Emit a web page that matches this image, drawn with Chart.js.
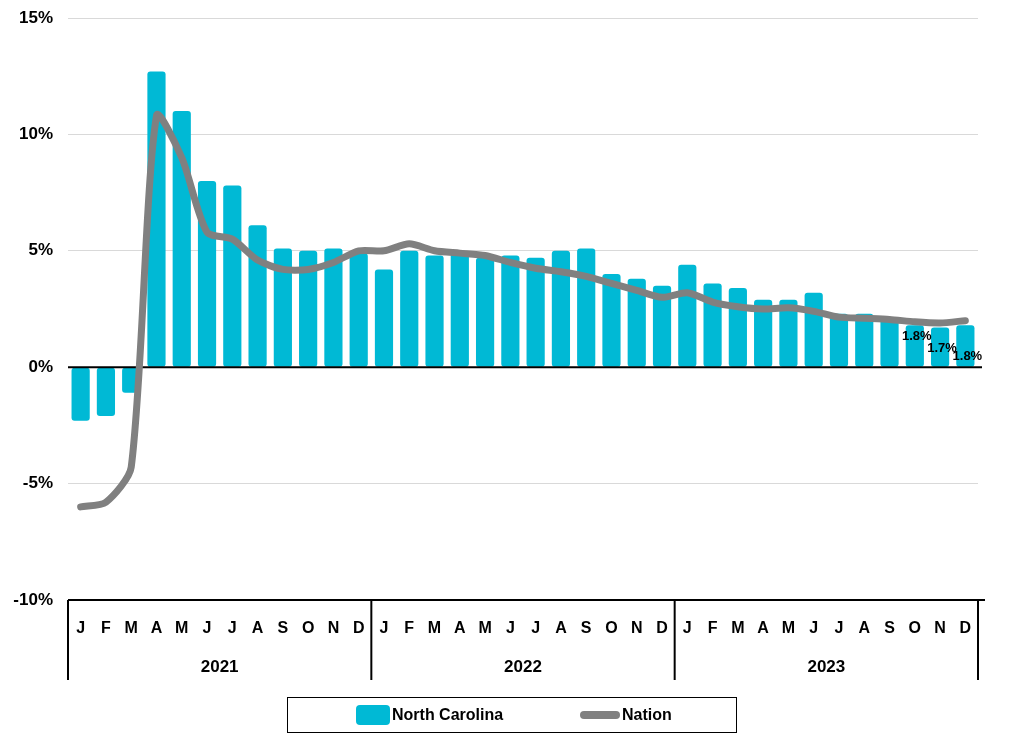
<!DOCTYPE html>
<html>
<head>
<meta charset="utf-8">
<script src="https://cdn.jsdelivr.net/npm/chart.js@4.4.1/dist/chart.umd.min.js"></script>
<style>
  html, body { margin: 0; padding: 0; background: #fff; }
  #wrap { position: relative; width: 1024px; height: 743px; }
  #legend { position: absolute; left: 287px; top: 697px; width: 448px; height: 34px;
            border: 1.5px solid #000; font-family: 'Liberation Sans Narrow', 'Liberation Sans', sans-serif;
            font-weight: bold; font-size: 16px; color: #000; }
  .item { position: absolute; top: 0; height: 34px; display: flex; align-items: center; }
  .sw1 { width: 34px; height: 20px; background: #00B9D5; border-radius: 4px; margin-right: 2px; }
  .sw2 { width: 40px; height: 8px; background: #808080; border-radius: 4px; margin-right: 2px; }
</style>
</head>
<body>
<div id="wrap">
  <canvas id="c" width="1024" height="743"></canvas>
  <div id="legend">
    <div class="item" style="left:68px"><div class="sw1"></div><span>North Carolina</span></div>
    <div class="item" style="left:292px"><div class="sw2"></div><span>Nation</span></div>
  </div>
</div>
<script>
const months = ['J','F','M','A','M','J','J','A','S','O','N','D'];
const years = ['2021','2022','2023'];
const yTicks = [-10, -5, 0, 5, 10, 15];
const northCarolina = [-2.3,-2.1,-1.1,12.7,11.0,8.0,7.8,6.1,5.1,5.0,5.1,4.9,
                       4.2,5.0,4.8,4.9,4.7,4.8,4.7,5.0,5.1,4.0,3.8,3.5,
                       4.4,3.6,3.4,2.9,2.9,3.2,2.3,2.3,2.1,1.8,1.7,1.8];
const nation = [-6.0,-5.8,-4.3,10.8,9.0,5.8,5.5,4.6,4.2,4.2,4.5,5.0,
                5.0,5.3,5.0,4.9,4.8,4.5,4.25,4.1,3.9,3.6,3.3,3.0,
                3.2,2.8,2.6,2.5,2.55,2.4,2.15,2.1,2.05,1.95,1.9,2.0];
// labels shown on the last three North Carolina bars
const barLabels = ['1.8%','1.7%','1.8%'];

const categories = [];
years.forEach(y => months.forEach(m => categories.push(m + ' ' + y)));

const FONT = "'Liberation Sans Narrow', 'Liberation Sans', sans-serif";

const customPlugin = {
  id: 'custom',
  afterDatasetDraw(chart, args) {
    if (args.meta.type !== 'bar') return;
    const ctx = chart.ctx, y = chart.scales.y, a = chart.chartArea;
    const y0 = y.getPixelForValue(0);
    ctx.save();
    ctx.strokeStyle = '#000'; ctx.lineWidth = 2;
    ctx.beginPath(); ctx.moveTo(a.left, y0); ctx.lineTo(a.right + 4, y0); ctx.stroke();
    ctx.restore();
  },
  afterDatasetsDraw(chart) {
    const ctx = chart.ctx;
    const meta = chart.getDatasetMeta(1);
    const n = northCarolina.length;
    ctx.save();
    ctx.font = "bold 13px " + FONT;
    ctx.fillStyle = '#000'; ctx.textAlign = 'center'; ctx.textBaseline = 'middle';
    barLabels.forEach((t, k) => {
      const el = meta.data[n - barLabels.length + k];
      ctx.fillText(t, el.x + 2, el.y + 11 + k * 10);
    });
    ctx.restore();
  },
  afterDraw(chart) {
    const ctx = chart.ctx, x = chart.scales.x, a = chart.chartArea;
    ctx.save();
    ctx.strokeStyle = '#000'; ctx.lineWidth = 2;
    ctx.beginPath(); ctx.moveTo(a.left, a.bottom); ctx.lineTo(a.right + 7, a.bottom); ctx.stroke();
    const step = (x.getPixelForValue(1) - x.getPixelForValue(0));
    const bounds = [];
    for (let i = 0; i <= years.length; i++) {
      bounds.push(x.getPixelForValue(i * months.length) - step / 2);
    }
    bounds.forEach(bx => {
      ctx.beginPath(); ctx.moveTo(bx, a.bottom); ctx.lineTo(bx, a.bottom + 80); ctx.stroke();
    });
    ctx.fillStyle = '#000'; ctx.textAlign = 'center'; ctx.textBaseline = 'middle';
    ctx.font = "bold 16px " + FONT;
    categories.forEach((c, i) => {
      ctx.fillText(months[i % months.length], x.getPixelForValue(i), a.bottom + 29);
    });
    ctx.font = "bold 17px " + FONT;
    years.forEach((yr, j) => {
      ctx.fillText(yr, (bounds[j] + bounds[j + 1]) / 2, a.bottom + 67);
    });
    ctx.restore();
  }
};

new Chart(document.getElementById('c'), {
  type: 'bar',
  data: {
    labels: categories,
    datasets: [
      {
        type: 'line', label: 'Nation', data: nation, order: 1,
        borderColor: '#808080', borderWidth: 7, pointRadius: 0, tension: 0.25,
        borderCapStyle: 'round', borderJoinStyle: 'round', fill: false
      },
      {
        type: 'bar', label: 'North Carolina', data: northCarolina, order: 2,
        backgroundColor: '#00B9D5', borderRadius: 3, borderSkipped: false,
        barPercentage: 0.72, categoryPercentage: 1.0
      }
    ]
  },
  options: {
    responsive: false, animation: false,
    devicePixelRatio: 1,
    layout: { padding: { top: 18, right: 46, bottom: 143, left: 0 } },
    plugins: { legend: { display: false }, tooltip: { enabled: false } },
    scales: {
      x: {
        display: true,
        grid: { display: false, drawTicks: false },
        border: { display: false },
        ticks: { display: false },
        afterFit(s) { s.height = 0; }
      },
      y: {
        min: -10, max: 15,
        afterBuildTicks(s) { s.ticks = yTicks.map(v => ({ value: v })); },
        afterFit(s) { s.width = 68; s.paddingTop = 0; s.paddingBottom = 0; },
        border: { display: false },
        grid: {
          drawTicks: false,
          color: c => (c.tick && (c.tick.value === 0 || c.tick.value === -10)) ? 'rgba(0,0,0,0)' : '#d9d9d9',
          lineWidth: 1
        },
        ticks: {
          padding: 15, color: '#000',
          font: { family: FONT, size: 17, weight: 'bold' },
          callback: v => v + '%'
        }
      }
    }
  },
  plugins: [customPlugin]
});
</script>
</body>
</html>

Task instructions
Without the pictures, write out the whole listing above exactly as it appears.

Written response
Emit a web page that matches this image, drawn with Chart.js.
<!DOCTYPE html>
<html>
<head>
<meta charset="utf-8">
<script src="https://cdn.jsdelivr.net/npm/chart.js@4.4.1/dist/chart.umd.min.js"></script>
<style>
  html, body { margin: 0; padding: 0; background: #fff; }
  #wrap { position: relative; width: 1024px; height: 743px; }
  #legend { position: absolute; left: 287px; top: 697px; width: 448px; height: 34px;
            border: 1.5px solid #000; font-family: 'Liberation Sans Narrow', 'Liberation Sans', sans-serif;
            font-weight: bold; font-size: 16px; color: #000; }
  .item { position: absolute; top: 0; height: 34px; display: flex; align-items: center; }
  .sw1 { width: 34px; height: 20px; background: #00B9D5; border-radius: 4px; margin-right: 2px; }
  .sw2 { width: 40px; height: 8px; background: #808080; border-radius: 4px; margin-right: 2px; }
</style>
</head>
<body>
<div id="wrap">
  <canvas id="c" width="1024" height="743"></canvas>
  <div id="legend">
    <div class="item" style="left:68px"><div class="sw1"></div><span>North Carolina</span></div>
    <div class="item" style="left:292px"><div class="sw2"></div><span>Nation</span></div>
  </div>
</div>
<script>
const months = ['J','F','M','A','M','J','J','A','S','O','N','D'];
const years = ['2021','2022','2023'];
const yTicks = [-10, -5, 0, 5, 10, 15];
const northCarolina = [-2.3,-2.1,-1.1,12.7,11.0,8.0,7.8,6.1,5.1,5.0,5.1,4.9,
                       4.2,5.0,4.8,4.9,4.7,4.8,4.7,5.0,5.1,4.0,3.8,3.5,
                       4.4,3.6,3.4,2.9,2.9,3.2,2.3,2.3,2.1,1.8,1.7,1.8];
const nation = [-6.0,-5.8,-4.3,10.8,9.0,5.8,5.5,4.6,4.2,4.2,4.5,5.0,
                5.0,5.3,5.0,4.9,4.8,4.5,4.25,4.1,3.9,3.6,3.3,3.0,
                3.2,2.8,2.6,2.5,2.55,2.4,2.15,2.1,2.05,1.95,1.9,2.0];
// labels shown on the last three North Carolina bars
const barLabels = ['1.8%','1.7%','1.8%'];

const categories = [];
years.forEach(y => months.forEach(m => categories.push(m + ' ' + y)));

const FONT = "'Liberation Sans Narrow', 'Liberation Sans', sans-serif";

const customPlugin = {
  id: 'custom',
  afterDatasetDraw(chart, args) {
    if (args.meta.type !== 'bar') return;
    const ctx = chart.ctx, y = chart.scales.y, a = chart.chartArea;
    const y0 = y.getPixelForValue(0);
    ctx.save();
    ctx.strokeStyle = '#000'; ctx.lineWidth = 2;
    ctx.beginPath(); ctx.moveTo(a.left, y0); ctx.lineTo(a.right + 4, y0); ctx.stroke();
    ctx.restore();
  },
  afterDatasetsDraw(chart) {
    const ctx = chart.ctx;
    const meta = chart.getDatasetMeta(1);
    const n = northCarolina.length;
    ctx.save();
    ctx.font = "bold 13px " + FONT;
    ctx.fillStyle = '#000'; ctx.textAlign = 'center'; ctx.textBaseline = 'middle';
    barLabels.forEach((t, k) => {
      const el = meta.data[n - barLabels.length + k];
      ctx.fillText(t, el.x + 2, el.y + 11 + k * 10);
    });
    ctx.restore();
  },
  afterDraw(chart) {
    const ctx = chart.ctx, x = chart.scales.x, a = chart.chartArea;
    ctx.save();
    ctx.strokeStyle = '#000'; ctx.lineWidth = 2;
    ctx.beginPath(); ctx.moveTo(a.left, a.bottom); ctx.lineTo(a.right + 7, a.bottom); ctx.stroke();
    const step = (x.getPixelForValue(1) - x.getPixelForValue(0));
    const bounds = [];
    for (let i = 0; i <= years.length; i++) {
      bounds.push(x.getPixelForValue(i * months.length) - step / 2);
    }
    bounds.forEach(bx => {
      ctx.beginPath(); ctx.moveTo(bx, a.bottom); ctx.lineTo(bx, a.bottom + 80); ctx.stroke();
    });
    ctx.fillStyle = '#000'; ctx.textAlign = 'center'; ctx.textBaseline = 'middle';
    ctx.font = "bold 16px " + FONT;
    categories.forEach((c, i) => {
      ctx.fillText(months[i % months.length], x.getPixelForValue(i), a.bottom + 29);
    });
    ctx.font = "bold 17px " + FONT;
    years.forEach((yr, j) => {
      ctx.fillText(yr, (bounds[j] + bounds[j + 1]) / 2, a.bottom + 67);
    });
    ctx.restore();
  }
};

new Chart(document.getElementById('c'), {
  type: 'bar',
  data: {
    labels: categories,
    datasets: [
      {
        type: 'line', label: 'Nation', data: nation, order: 1,
        borderColor: '#808080', borderWidth: 7, pointRadius: 0, tension: 0.25,
        borderCapStyle: 'round', borderJoinStyle: 'round', fill: false
      },
      {
        type: 'bar', label: 'North Carolina', data: northCarolina, order: 2,
        backgroundColor: '#00B9D5', borderRadius: 3, borderSkipped: false,
        barPercentage: 0.72, categoryPercentage: 1.0
      }
    ]
  },
  options: {
    responsive: false, animation: false,
    devicePixelRatio: 1,
    layout: { padding: { top: 18, right: 46, bottom: 143, left: 0 } },
    plugins: { legend: { display: false }, tooltip: { enabled: false } },
    scales: {
      x: {
        display: true,
        grid: { display: false, drawTicks: false },
        border: { display: false },
        ticks: { display: false },
        afterFit(s) { s.height = 0; }
      },
      y: {
        min: -10, max: 15,
        afterBuildTicks(s) { s.ticks = yTicks.map(v => ({ value: v })); },
        afterFit(s) { s.width = 68; s.paddingTop = 0; s.paddingBottom = 0; },
        border: { display: false },
        grid: {
          drawTicks: false,
          color: c => (c.tick && (c.tick.value === 0 || c.tick.value === -10)) ? 'rgba(0,0,0,0)' : '#d9d9d9',
          lineWidth: 1
        },
        ticks: {
          padding: 15, color: '#000',
          font: { family: FONT, size: 17, weight: 'bold' },
          callback: v => v + '%'
        }
      }
    }
  },
  plugins: [customPlugin]
});
</script>
</body>
</html>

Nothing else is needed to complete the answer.